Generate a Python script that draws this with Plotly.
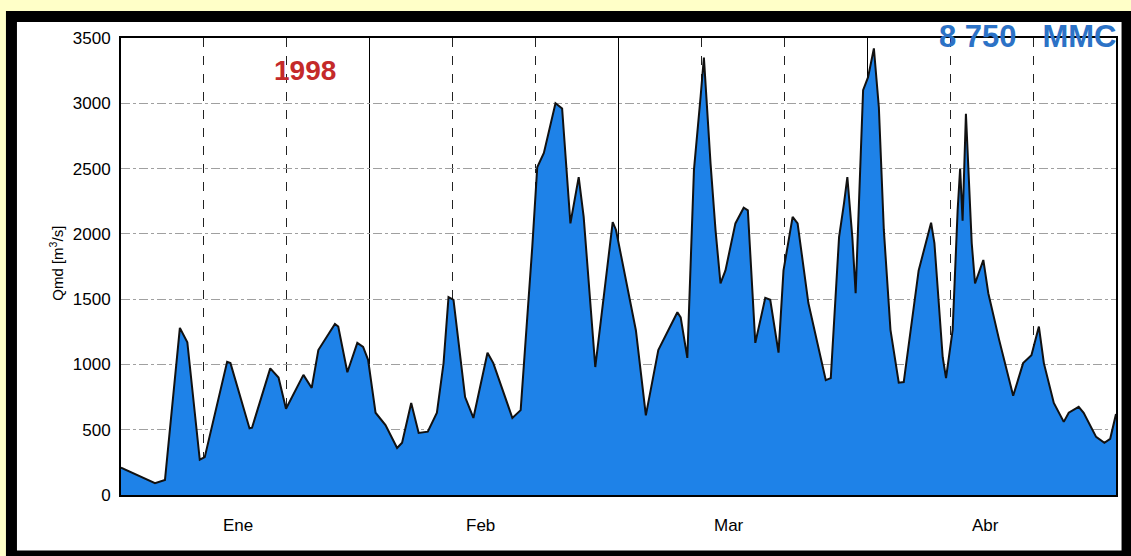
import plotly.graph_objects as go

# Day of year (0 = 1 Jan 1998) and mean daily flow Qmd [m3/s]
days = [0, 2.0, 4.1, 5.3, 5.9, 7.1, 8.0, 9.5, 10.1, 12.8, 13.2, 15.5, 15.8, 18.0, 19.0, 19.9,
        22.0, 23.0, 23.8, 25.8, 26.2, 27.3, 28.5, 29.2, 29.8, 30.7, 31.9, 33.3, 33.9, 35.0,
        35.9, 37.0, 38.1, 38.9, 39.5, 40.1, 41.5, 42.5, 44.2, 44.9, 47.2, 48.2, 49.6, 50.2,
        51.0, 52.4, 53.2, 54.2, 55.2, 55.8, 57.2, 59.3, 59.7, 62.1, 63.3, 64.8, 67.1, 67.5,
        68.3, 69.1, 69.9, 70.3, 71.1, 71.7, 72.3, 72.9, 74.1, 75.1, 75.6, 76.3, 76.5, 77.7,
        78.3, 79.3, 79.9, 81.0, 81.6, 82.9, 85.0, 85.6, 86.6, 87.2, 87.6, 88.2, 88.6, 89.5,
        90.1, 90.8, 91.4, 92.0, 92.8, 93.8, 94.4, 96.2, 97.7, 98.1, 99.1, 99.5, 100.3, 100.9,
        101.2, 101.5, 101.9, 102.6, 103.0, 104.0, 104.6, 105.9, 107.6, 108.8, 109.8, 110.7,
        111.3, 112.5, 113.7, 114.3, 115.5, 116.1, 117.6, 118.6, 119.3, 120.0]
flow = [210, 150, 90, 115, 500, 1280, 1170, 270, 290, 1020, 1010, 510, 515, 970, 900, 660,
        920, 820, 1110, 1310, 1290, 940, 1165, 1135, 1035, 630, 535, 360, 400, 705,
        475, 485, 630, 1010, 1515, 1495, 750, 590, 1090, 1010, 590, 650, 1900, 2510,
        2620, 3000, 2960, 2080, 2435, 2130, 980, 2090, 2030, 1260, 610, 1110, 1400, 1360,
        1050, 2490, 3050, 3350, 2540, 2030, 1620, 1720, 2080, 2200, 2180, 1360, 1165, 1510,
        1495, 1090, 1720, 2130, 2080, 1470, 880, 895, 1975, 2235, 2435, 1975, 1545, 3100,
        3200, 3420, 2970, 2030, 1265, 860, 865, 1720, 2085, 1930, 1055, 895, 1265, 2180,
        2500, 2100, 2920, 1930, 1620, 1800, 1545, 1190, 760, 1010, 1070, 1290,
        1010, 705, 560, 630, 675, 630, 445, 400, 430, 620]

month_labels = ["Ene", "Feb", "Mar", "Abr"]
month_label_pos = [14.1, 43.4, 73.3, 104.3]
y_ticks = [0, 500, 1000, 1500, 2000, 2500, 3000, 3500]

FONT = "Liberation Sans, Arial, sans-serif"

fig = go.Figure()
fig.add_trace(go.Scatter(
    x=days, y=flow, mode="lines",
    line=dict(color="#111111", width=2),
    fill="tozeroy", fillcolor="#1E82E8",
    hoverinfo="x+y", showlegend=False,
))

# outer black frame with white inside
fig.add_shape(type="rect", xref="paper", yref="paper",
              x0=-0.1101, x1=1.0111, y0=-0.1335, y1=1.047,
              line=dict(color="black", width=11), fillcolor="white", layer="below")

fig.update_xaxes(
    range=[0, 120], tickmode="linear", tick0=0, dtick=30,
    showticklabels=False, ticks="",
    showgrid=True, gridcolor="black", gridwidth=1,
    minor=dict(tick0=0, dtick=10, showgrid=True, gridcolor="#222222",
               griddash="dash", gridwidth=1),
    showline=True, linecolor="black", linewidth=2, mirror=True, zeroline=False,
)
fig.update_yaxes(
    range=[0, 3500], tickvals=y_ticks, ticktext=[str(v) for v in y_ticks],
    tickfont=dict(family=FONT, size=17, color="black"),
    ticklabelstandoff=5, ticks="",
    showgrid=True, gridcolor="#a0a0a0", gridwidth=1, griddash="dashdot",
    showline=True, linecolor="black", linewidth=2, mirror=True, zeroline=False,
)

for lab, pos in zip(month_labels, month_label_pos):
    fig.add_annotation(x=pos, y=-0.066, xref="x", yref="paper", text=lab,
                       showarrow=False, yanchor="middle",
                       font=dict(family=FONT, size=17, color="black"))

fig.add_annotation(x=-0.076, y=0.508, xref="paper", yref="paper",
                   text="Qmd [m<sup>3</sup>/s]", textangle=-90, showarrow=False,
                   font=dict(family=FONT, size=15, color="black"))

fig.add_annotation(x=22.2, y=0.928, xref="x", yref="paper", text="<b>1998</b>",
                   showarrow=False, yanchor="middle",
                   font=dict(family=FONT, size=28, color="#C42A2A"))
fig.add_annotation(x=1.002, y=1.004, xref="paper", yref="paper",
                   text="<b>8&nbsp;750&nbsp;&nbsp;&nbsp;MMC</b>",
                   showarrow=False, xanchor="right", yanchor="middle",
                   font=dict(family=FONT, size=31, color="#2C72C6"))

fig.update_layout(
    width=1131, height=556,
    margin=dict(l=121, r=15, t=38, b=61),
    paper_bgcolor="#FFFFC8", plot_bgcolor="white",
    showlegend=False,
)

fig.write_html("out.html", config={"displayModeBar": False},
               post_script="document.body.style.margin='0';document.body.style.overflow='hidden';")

------------

To do |
Write down every line from the opening of the listing to the line with "import plotly.graph_objects as go", both included, and nothing else; the pictures are omitted.

Correct output |
Generate a Python script that draws this with Plotly.
import plotly.graph_objects as go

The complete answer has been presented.